● **Task to complete**
Starting at the first line of the listing below, repeat each line up to and including the one containing "0.336, 0.301, 0.264, 0.200, 0.200, 0.105]". Leave out pictures.

● **Information provided**
■ ■ ■ ■
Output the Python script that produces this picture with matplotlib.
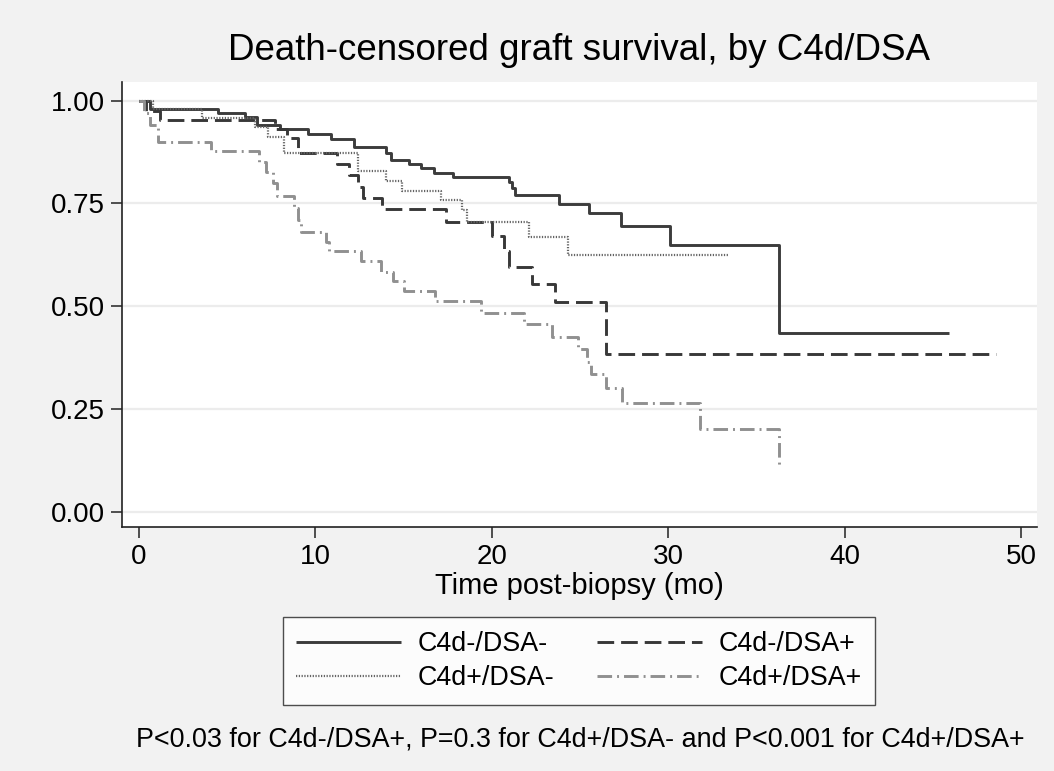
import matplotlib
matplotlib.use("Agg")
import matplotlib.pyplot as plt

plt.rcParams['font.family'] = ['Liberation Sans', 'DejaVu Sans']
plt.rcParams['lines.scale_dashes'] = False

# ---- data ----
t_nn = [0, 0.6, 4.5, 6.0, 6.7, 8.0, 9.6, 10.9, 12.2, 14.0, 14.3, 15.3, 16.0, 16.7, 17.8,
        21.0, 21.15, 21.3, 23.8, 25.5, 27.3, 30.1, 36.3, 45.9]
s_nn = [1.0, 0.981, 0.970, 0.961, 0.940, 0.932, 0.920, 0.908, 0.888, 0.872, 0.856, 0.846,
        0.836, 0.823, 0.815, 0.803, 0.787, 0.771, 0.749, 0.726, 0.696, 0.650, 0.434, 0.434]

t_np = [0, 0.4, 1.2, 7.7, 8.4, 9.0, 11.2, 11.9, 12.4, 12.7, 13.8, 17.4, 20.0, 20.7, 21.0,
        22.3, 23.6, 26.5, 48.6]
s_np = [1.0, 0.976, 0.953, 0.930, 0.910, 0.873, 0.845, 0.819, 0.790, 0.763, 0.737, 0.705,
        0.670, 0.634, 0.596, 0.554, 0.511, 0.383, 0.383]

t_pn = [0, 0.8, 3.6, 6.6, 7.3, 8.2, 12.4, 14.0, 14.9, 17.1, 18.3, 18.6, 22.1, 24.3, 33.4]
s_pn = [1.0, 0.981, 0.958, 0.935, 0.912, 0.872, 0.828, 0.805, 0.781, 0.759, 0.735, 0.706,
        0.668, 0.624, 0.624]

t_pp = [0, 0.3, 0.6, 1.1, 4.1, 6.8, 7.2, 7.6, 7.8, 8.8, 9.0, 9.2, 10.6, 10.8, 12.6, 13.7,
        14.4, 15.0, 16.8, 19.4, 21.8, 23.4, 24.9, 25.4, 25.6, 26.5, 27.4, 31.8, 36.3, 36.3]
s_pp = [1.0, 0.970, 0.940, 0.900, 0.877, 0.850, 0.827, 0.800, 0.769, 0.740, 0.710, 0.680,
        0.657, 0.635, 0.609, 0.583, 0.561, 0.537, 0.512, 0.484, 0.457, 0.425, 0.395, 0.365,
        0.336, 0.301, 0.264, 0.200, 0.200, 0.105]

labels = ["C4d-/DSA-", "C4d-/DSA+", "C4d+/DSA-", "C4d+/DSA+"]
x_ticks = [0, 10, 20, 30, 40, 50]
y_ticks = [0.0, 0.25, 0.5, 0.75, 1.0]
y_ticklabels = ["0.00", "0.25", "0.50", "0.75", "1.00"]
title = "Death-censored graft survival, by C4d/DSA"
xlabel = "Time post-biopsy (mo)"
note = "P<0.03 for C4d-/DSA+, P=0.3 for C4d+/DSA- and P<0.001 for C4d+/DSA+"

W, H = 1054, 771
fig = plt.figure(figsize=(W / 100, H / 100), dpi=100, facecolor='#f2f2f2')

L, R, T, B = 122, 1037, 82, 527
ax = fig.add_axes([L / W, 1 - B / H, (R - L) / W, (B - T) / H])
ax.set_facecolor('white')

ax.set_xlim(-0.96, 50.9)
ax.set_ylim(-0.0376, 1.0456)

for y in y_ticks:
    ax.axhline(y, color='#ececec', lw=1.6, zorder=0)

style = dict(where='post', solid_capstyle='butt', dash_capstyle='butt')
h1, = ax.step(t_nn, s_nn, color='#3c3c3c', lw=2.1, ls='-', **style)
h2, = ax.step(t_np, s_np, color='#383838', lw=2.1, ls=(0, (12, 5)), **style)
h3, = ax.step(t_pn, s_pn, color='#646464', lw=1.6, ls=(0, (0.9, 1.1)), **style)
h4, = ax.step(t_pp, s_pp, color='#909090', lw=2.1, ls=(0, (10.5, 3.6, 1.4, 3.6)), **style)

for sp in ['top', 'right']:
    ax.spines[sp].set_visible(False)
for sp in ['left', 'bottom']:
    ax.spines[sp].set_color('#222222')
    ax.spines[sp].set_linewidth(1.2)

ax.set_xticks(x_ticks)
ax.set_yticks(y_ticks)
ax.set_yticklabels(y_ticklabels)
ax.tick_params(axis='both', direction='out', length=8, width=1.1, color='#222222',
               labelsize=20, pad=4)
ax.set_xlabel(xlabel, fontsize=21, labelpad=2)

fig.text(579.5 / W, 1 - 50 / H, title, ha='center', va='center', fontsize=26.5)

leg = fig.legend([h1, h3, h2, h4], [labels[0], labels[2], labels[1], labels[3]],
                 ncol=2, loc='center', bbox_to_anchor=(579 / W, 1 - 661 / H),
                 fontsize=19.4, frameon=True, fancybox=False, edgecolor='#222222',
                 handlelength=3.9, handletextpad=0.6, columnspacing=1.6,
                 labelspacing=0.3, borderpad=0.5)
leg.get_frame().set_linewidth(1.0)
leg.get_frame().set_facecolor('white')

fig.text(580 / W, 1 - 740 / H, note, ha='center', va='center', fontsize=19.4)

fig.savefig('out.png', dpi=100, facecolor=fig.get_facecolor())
■ ■ ■ ■
● **Complete output**
Output the Python script that produces this picture with matplotlib.
import matplotlib
matplotlib.use("Agg")
import matplotlib.pyplot as plt

plt.rcParams['font.family'] = ['Liberation Sans', 'DejaVu Sans']
plt.rcParams['lines.scale_dashes'] = False

# ---- data ----
t_nn = [0, 0.6, 4.5, 6.0, 6.7, 8.0, 9.6, 10.9, 12.2, 14.0, 14.3, 15.3, 16.0, 16.7, 17.8,
        21.0, 21.15, 21.3, 23.8, 25.5, 27.3, 30.1, 36.3, 45.9]
s_nn = [1.0, 0.981, 0.970, 0.961, 0.940, 0.932, 0.920, 0.908, 0.888, 0.872, 0.856, 0.846,
        0.836, 0.823, 0.815, 0.803, 0.787, 0.771, 0.749, 0.726, 0.696, 0.650, 0.434, 0.434]

t_np = [0, 0.4, 1.2, 7.7, 8.4, 9.0, 11.2, 11.9, 12.4, 12.7, 13.8, 17.4, 20.0, 20.7, 21.0,
        22.3, 23.6, 26.5, 48.6]
s_np = [1.0, 0.976, 0.953, 0.930, 0.910, 0.873, 0.845, 0.819, 0.790, 0.763, 0.737, 0.705,
        0.670, 0.634, 0.596, 0.554, 0.511, 0.383, 0.383]

t_pn = [0, 0.8, 3.6, 6.6, 7.3, 8.2, 12.4, 14.0, 14.9, 17.1, 18.3, 18.6, 22.1, 24.3, 33.4]
s_pn = [1.0, 0.981, 0.958, 0.935, 0.912, 0.872, 0.828, 0.805, 0.781, 0.759, 0.735, 0.706,
        0.668, 0.624, 0.624]

t_pp = [0, 0.3, 0.6, 1.1, 4.1, 6.8, 7.2, 7.6, 7.8, 8.8, 9.0, 9.2, 10.6, 10.8, 12.6, 13.7,
        14.4, 15.0, 16.8, 19.4, 21.8, 23.4, 24.9, 25.4, 25.6, 26.5, 27.4, 31.8, 36.3, 36.3]
s_pp = [1.0, 0.970, 0.940, 0.900, 0.877, 0.850, 0.827, 0.800, 0.769, 0.740, 0.710, 0.680,
        0.657, 0.635, 0.609, 0.583, 0.561, 0.537, 0.512, 0.484, 0.457, 0.425, 0.395, 0.365,
        0.336, 0.301, 0.264, 0.200, 0.200, 0.105]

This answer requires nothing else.